About this work
The canyon of the Yellowstone River's Lower Falls commands the canvas: the river barely visible, snaking from the central portion of the composition toward the lower left, while coniferous trees dot rocky outcroppings in the foreground and middle distance. The foreground plateau sits in heavy shadow; the rocky spires on the canyon's right wall are bathed in warm golden light.
The viewer's eye is drawn irresistibly to the Yellowstone River threading through the V of the canyon, even as the river is dwarfed by a rocky, arid landscape dominated by ochres and browns, punctuated by dark firs and pines.
Where the 1872 original announced this landscape to the world, this second version displays a more mature treatment of the same terrain — the palette deeper, the composition settled into something closer to elegy than revelation.
Moran painted this version after a second journey to Yellowstone in 1892, completing the large canvas between 1893 and 1901. Now held at the Smithsonian American Art Museum, it measures an imposing fourteen feet by eight feet — impressive not only in its masterful execution and sheer scale, but in how it continued to codify images of America's natural wonders in the minds of its citizens.
He unveiled the work at the World's Columbian Exposition in Chicago in 1893, the same fair at which Frederick Jackson Turner famously argued his "frontier thesis."
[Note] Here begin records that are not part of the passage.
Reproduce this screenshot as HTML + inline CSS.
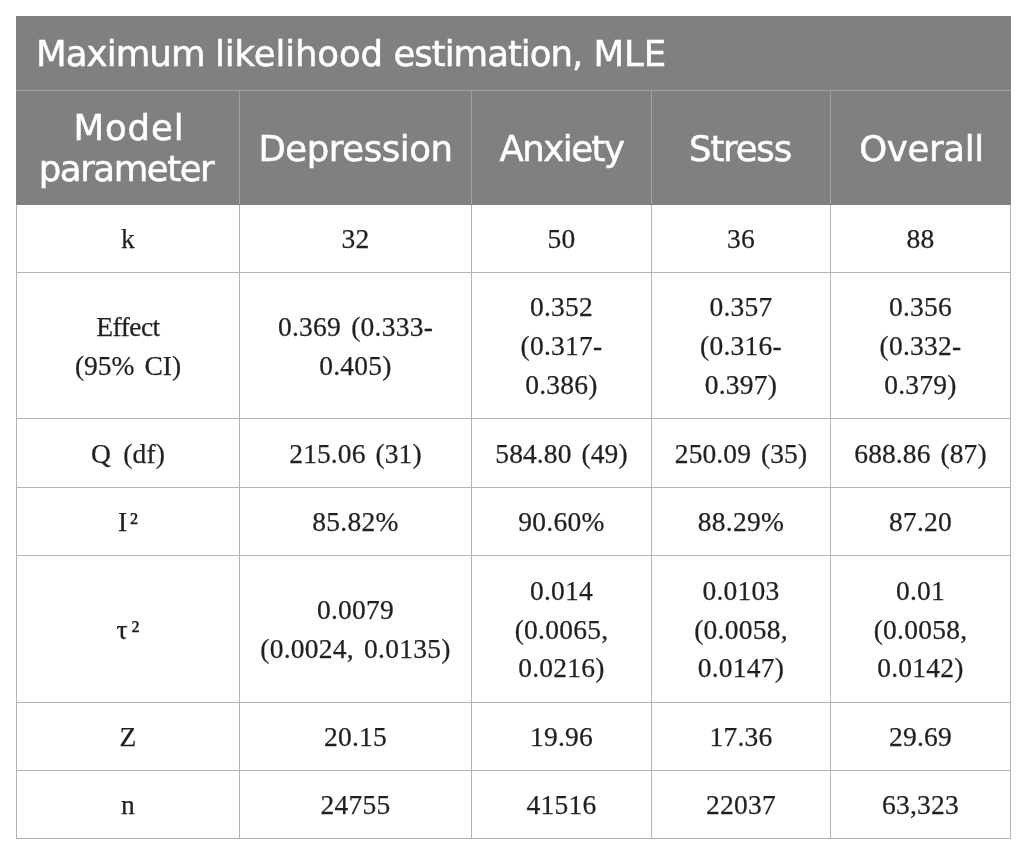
<!DOCTYPE html>
<html><head><meta charset="utf-8">
<style>
html,body{margin:0;padding:0;background:#fff;}
body{width:1026px;height:855px;position:relative;overflow:hidden;}
table{position:absolute;left:16px;top:16px;border-collapse:collapse;table-layout:fixed;width:994px;}
td,th{border:1px solid #b4b4b4;padding:0;text-align:center;vertical-align:middle;}
th{background:#7f8180;color:#fff;font-family:"DejaVu Sans","Liberation Sans",sans-serif;font-weight:400;font-size:35.5px;line-height:41.4px;border-color:#a0a1a1;padding-top:1px;-webkit-text-stroke:0.5px #fff;}
th.title{text-align:left;padding-left:19px;height:73px;padding-top:0;word-spacing:-2px}
th span{position:relative}
th.s{padding-top:3px}
tr.h1 th{border-top-color:#7f8180;border-left-color:#7f8180;border-right-color:#7f8180;}
tr.h2 th{border-bottom-color:#7f8180;}
tr.h2 th:first-child{border-left-color:#7f8180;}
tr.h2 th:last-child{border-right-color:#7f8180;}
td{font-family:"Liberation Serif",serif;font-size:27.5px;line-height:38.75px;color:#231f20;word-spacing:3px;letter-spacing:0.25px;padding-top:2px;-webkit-text-stroke:0.25px #231f20;}
tr.q td{letter-spacing:0.1px}
</style></head><body>
<table>
<colgroup><col style="width:223px"><col style="width:232px"><col style="width:180px"><col style="width:179px"><col style="width:180px"></colgroup>
<tr class="h1"><th class="title" colspan="5"><span style="letter-spacing:-0.9px">Maximum</span> <span style="letter-spacing:-0.11px;margin-left:1.1px">likelihood</span> <span style="letter-spacing:-1px;margin-left:1.2px">estimation,</span> <span style="margin-left:1.9px">MLE</span></th></tr>
<tr class="h2" style="height:114px"><th><span style="letter-spacing:0.9px;left:1px">Model</span><br><span style="letter-spacing:-1.44px;left:-2px">parameter</span></th><th class="s"><span style="letter-spacing:-0.44px">Depression</span></th><th class="s"><span style="letter-spacing:-1.5px">Anxiety</span></th><th class="s"><span style="letter-spacing:-1.2px;left:-1px">Stress</span></th><th class="s"><span style="letter-spacing:-0.33px;left:1px">Overall</span></th></tr>
<tr style="height:68px"><td>k</td><td>32</td><td>50</td><td>36</td><td>88</td></tr>
<tr style="height:146px"><td><span style="letter-spacing:-0.55px">Effect</span><br><span style="letter-spacing:0">(95% CI)</span></td><td>0.369 (0.333-<br>0.405)</td><td>0.352<br>(0.317-<br>0.386)</td><td>0.357<br>(0.316-<br>0.397)</td><td>0.356<br>(0.332-<br>0.379)</td></tr>
<tr class="q" style="height:69px"><td><span style="word-spacing:5.25px">Q (df)</span></td><td>215.06 (31)</td><td>584.80 (49)</td><td>250.09 (35)</td><td>688.86 (87)</td></tr>
<tr style="height:68px"><td><span style="letter-spacing:2.5px;margin-right:-2.5px">I²</span></td><td>85.82%</td><td>90.60%</td><td>88.29%</td><td>87.20</td></tr>
<tr style="height:147px"><td><span style="letter-spacing:3.5px;margin-right:-3.5px">τ²</span></td><td>0.0079<br>(0.0024, 0.0135)</td><td>0.014<br>(0.0065,<br>0.0216)</td><td>0.0103<br>(0.0058,<br>0.0147)</td><td>0.01<br>(0.0058,<br>0.0142)</td></tr>
<tr style="height:68px"><td>Z</td><td>20.15</td><td>19.96</td><td>17.36</td><td>29.69</td></tr>
<tr style="height:68px"><td>n</td><td>24755</td><td>41516</td><td>22037</td><td>63,323</td></tr>
</table>
</body></html>
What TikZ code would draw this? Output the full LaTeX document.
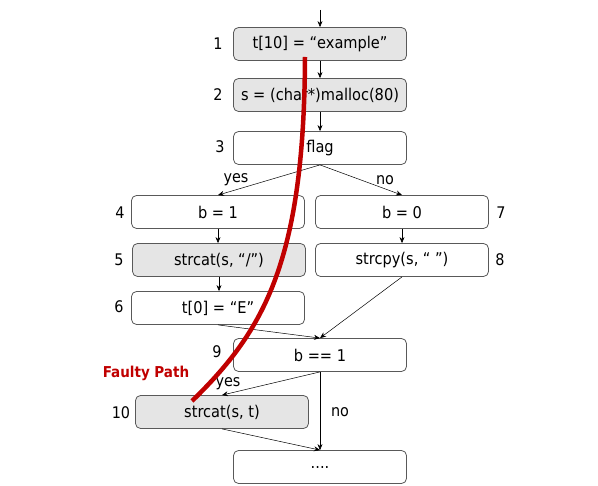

Though the painting proved popular with the public, Moran could not find a buyer — the art market was changing, and collectors were no longer interested in large paintings depicting the American West. When the world's fair ended, Moran loaned the canvas to the Smithsonian, where it remained on display until his death. The work stands as the bookend to a lifelong obsession: the same canyon, seen again with twenty more years of mastery behind the brush.
This is a painting for rooms that can hold silence — a wide wall in a study, a library, a living room where natural light enters from the side and shifts across the day. It speaks most directly to those drawn to the sublime tradition: the idea that landscape is not backdrop but protagonist. Observers who first encountered the large canvas reportedly wondered aloud when the image would move — that capacity to transport the viewer bodily into an imagined space was precisely the goal of the Rocky Mountain School painters, who sought art that would encourage people to visualize themselves standing within the depicted location. Hung in the right setting, it still does exactly that.